>>>

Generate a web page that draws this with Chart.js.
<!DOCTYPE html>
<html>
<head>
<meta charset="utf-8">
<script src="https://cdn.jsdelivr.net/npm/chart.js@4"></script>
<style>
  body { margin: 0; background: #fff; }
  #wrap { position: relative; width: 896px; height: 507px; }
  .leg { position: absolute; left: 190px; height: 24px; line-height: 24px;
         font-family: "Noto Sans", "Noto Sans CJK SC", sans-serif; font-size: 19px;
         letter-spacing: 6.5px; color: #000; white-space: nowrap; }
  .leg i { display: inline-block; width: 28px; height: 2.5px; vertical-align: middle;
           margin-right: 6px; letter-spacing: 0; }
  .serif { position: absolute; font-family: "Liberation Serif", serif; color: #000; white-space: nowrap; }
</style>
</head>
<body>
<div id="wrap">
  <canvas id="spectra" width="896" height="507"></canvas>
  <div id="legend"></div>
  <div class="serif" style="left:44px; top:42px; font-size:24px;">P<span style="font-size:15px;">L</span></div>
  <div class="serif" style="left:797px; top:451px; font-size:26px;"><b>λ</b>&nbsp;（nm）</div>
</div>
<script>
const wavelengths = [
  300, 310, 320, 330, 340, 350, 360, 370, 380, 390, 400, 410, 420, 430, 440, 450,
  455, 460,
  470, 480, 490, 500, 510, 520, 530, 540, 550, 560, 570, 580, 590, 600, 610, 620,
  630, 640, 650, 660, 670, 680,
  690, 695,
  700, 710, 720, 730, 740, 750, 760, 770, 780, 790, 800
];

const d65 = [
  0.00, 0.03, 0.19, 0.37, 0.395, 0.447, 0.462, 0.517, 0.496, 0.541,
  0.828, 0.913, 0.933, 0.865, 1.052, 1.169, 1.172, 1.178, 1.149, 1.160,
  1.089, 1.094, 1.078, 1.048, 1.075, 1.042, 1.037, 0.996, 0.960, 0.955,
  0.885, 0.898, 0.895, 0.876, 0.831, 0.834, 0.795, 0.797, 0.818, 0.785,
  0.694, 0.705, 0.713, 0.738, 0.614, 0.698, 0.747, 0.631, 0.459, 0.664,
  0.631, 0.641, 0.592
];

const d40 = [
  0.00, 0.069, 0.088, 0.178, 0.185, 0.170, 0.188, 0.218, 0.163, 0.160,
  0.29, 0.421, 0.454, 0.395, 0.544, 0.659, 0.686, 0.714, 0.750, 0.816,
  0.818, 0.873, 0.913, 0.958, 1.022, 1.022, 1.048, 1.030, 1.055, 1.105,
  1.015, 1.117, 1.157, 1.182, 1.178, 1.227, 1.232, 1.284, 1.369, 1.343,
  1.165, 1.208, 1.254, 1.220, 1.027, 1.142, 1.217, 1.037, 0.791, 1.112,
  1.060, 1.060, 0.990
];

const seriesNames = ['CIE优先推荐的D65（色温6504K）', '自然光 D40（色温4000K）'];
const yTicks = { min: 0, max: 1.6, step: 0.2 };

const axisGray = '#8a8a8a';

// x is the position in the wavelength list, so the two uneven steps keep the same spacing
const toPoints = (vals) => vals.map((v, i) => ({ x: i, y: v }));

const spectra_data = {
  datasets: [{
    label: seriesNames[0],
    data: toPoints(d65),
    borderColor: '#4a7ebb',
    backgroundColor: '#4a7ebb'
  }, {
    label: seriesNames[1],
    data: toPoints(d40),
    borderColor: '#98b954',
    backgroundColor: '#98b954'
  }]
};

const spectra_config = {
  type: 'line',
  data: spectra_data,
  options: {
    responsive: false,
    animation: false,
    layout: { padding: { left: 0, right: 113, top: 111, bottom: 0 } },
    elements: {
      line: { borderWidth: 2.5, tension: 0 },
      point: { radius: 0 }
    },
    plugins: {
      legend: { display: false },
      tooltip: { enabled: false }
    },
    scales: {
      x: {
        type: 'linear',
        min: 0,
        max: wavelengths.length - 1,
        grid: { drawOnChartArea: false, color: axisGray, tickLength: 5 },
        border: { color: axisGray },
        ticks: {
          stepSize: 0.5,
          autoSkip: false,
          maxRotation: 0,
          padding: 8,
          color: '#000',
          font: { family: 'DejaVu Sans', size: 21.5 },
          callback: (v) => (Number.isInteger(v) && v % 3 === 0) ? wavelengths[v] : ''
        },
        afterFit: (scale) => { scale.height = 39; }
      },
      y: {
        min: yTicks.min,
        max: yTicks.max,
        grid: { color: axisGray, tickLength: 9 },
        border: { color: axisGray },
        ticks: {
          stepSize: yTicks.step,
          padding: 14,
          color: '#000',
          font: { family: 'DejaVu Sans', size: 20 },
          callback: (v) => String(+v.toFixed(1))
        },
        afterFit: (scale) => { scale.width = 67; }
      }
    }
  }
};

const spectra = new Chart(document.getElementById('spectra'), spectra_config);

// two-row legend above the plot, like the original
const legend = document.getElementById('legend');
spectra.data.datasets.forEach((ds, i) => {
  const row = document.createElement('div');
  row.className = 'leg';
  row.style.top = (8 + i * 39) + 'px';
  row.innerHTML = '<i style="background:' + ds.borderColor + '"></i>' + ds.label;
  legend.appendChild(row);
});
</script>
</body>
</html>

<<<

### Description of the task
Exactly reproduce the material above.

### Response
Generate a web page that draws this with Chart.js.
<!DOCTYPE html>
<html>
<head>
<meta charset="utf-8">
<script src="https://cdn.jsdelivr.net/npm/chart.js@4"></script>
<style>
  body { margin: 0; background: #fff; }
  #wrap { position: relative; width: 896px; height: 507px; }
  .leg { position: absolute; left: 190px; height: 24px; line-height: 24px;
         font-family: "Noto Sans", "Noto Sans CJK SC", sans-serif; font-size: 19px;
         letter-spacing: 6.5px; color: #000; white-space: nowrap; }
  .leg i { display: inline-block; width: 28px; height: 2.5px; vertical-align: middle;
           margin-right: 6px; letter-spacing: 0; }
  .serif { position: absolute; font-family: "Liberation Serif", serif; color: #000; white-space: nowrap; }
</style>
</head>
<body>
<div id="wrap">
  <canvas id="spectra" width="896" height="507"></canvas>
  <div id="legend"></div>
  <div class="serif" style="left:44px; top:42px; font-size:24px;">P<span style="font-size:15px;">L</span></div>
  <div class="serif" style="left:797px; top:451px; font-size:26px;"><b>λ</b>&nbsp;（nm）</div>
</div>
<script>
const wavelengths = [
  300, 310, 320, 330, 340, 350, 360, 370, 380, 390, 400, 410, 420, 430, 440, 450,
  455, 460,
  470, 480, 490, 500, 510, 520, 530, 540, 550, 560, 570, 580, 590, 600, 610, 620,
  630, 640, 650, 660, 670, 680,
  690, 695,
  700, 710, 720, 730, 740, 750, 760, 770, 780, 790, 800
];

const d65 = [
  0.00, 0.03, 0.19, 0.37, 0.395, 0.447, 0.462, 0.517, 0.496, 0.541,
  0.828, 0.913, 0.933, 0.865, 1.052, 1.169, 1.172, 1.178, 1.149, 1.160,
  1.089, 1.094, 1.078, 1.048, 1.075, 1.042, 1.037, 0.996, 0.960, 0.955,
  0.885, 0.898, 0.895, 0.876, 0.831, 0.834, 0.795, 0.797, 0.818, 0.785,
  0.694, 0.705, 0.713, 0.738, 0.614, 0.698, 0.747, 0.631, 0.459, 0.664,
  0.631, 0.641, 0.592
];

const d40 = [
  0.00, 0.069, 0.088, 0.178, 0.185, 0.170, 0.188, 0.218, 0.163, 0.160,
  0.29, 0.421, 0.454, 0.395, 0.544, 0.659, 0.686, 0.714, 0.750, 0.816,
  0.818, 0.873, 0.913, 0.958, 1.022, 1.022, 1.048, 1.030, 1.055, 1.105,
  1.015, 1.117, 1.157, 1.182, 1.178, 1.227, 1.232, 1.284, 1.369, 1.343,
  1.165, 1.208, 1.254, 1.220, 1.027, 1.142, 1.217, 1.037, 0.791, 1.112,
  1.060, 1.060, 0.990
];

const seriesNames = ['CIE优先推荐的D65（色温6504K）', '自然光 D40（色温4000K）'];
const yTicks = { min: 0, max: 1.6, step: 0.2 };

const axisGray = '#8a8a8a';

// x is the position in the wavelength list, so the two uneven steps keep the same spacing
const toPoints = (vals) => vals.map((v, i) => ({ x: i, y: v }));

const spectra_data = {
  datasets: [{
    label: seriesNames[0],
    data: toPoints(d65),
    borderColor: '#4a7ebb',
    backgroundColor: '#4a7ebb'
  }, {
    label: seriesNames[1],
    data: toPoints(d40),
    borderColor: '#98b954',
    backgroundColor: '#98b954'
  }]
};

const spectra_config = {
  type: 'line',
  data: spectra_data,
  options: {
    responsive: false,
    animation: false,
    layout: { padding: { left: 0, right: 113, top: 111, bottom: 0 } },
    elements: {
      line: { borderWidth: 2.5, tension: 0 },
      point: { radius: 0 }
    },
    plugins: {
      legend: { display: false },
      tooltip: { enabled: false }
    },
    scales: {
      x: {
        type: 'linear',
        min: 0,
        max: wavelengths.length - 1,
        grid: { drawOnChartArea: false, color: axisGray, tickLength: 5 },
        border: { color: axisGray },
        ticks: {
          stepSize: 0.5,
          autoSkip: false,
          maxRotation: 0,
          padding: 8,
          color: '#000',
          font: { family: 'DejaVu Sans', size: 21.5 },
          callback: (v) => (Number.isInteger(v) && v % 3 === 0) ? wavelengths[v] : ''
        },
        afterFit: (scale) => { scale.height = 39; }
      },
      y: {
        min: yTicks.min,
        max: yTicks.max,
        grid: { color: axisGray, tickLength: 9 },
        border: { color: axisGray },
        ticks: {
          stepSize: yTicks.step,
          padding: 14,
          color: '#000',
          font: { family: 'DejaVu Sans', size: 20 },
          callback: (v) => String(+v.toFixed(1))
        },
        afterFit: (scale) => { scale.width = 67; }
      }
    }
  }
};

const spectra = new Chart(document.getElementById('spectra'), spectra_config);

// two-row legend above the plot, like the original
const legend = document.getElementById('legend');
spectra.data.datasets.forEach((ds, i) => {
  const row = document.createElement('div');
  row.className = 'leg';
  row.style.top = (8 + i * 39) + 'px';
  row.innerHTML = '<i style="background:' + ds.borderColor + '"></i>' + ds.label;
  legend.appendChild(row);
});
</script>
</body>
</html>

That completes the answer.